* Aim
Repeat, exactly and only, the lines from the beginning of the data through the line with "(0,0) rectangle (1253,726);". Pictures are left out.

━━━━━━━━━━━━━━━━━━━━

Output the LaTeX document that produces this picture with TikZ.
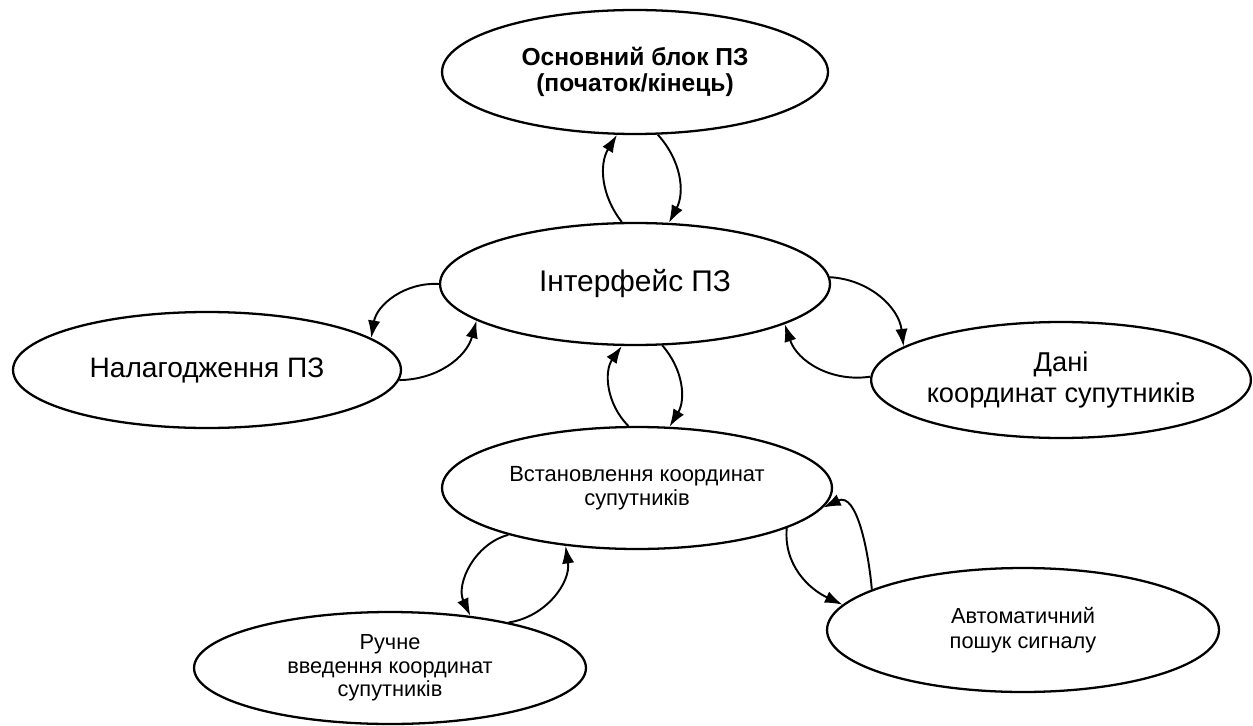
\documentclass[tikz,border=0pt]{standalone}
\usepackage{fontspec}
\setmainfont{Liberation Sans}
\usetikzlibrary{shapes.geometric,arrows.meta}

\begin{document}
\begin{tikzpicture}[x=0.02cm, y=-0.02cm,
		blok/.style={ellipse, draw, line width=1.3pt, inner sep=0pt, align=center},
		zv/.style={line width=1.1pt, -{Latex[length=10pt,width=7pt]}}]
		%%%%% START %%%%%
		
		\useasboundingbox (0,0) rectangle (1253,726);
		
		\node[blok, minimum width=7.72cm, minimum height=2.48cm, font={\fontsize{14}{15}\selectfont\bfseries}] (osn) at (635,72) {Основний блок ПЗ\\(початок/кінець)};
		\node[blok, minimum width=7.8cm, minimum height=2.44cm, font={\fontsize{17}{19}\selectfont}] (intf) at (635,284) {Інтерфейс ПЗ};
		
		\node[blok, minimum width=7.76cm, minimum height=2.32cm, font={\fontsize{16}{19}\selectfont}] (nal) at (207,370) {Налагодження ПЗ};
		\node[blok, minimum width=7.56cm, minimum height=2.32cm, font={\fontsize{15.5}{17.5}\selectfont}] (dani) at (1061,380) {Дані\\координат супутників};
		
		\node[blok, minimum width=7.8cm, minimum height=2.44cm, font={\fontsize{12.5}{13.7}\selectfont}] (vst) at (637,488) {Встановлення координат\\супутників};
		\node[blok, minimum width=7.84cm, minimum height=2.24cm, font={\fontsize{12.4}{13.3}\selectfont}] (ruch) at (390,668) {Ручне\\введення координат\\супутників};
		\node[blok, minimum width=7.84cm, minimum height=2.48cm, font={\fontsize{12.4}{14}\selectfont}] (avto) at (1023,630) {Автоматичний\\пошук сигналу};
		
		\draw[zv] (intf.102) to[bend left=35] (osn.254);
		\draw[zv] (osn.290) to[bend left=35] (intf.61);
		
		\draw[zv] (intf.180) to[bend right=42] (nal.11);
		\draw[zv] (nal.357) to[bend right=37] (intf.193);
		\draw[zv] (intf.2) to[bend left=40] (dani.168);
		\draw[zv] (dani.179) to[bend left=40] (intf.345);
		
		\draw[zv] (vst.98) to[bend left=40] (intf.258);
		\draw[zv] (intf.294) to[bend left=36] (vst.62);
		
		\draw[zv] (vst.200) to[bend right=50] (ruch.33);
		\draw[zv] (ruch.21) to[bend right=45] (vst.219);
		\draw[zv] (vst.345) to[out=265, in=155] (avto.172);
		\draw[zv] (avto.165) to[out=95, in=25] (vst.354);
		
		%%%%% END %%%%%
	\end{tikzpicture}
\end{document}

━━━━━━━━━━━━━━━━━━━━

* Written answer
Output the LaTeX document that produces this picture with TikZ.
\documentclass[tikz,border=0pt]{standalone}
\usepackage{fontspec}
\setmainfont{Liberation Sans}
\usetikzlibrary{shapes.geometric,arrows.meta}

\begin{document}
\begin{tikzpicture}[x=0.02cm, y=-0.02cm,
		blok/.style={ellipse, draw, line width=1.3pt, inner sep=0pt, align=center},
		zv/.style={line width=1.1pt, -{Latex[length=10pt,width=7pt]}}]
		%%%%% START %%%%%
		
		\useasboundingbox (0,0) rectangle (1253,726);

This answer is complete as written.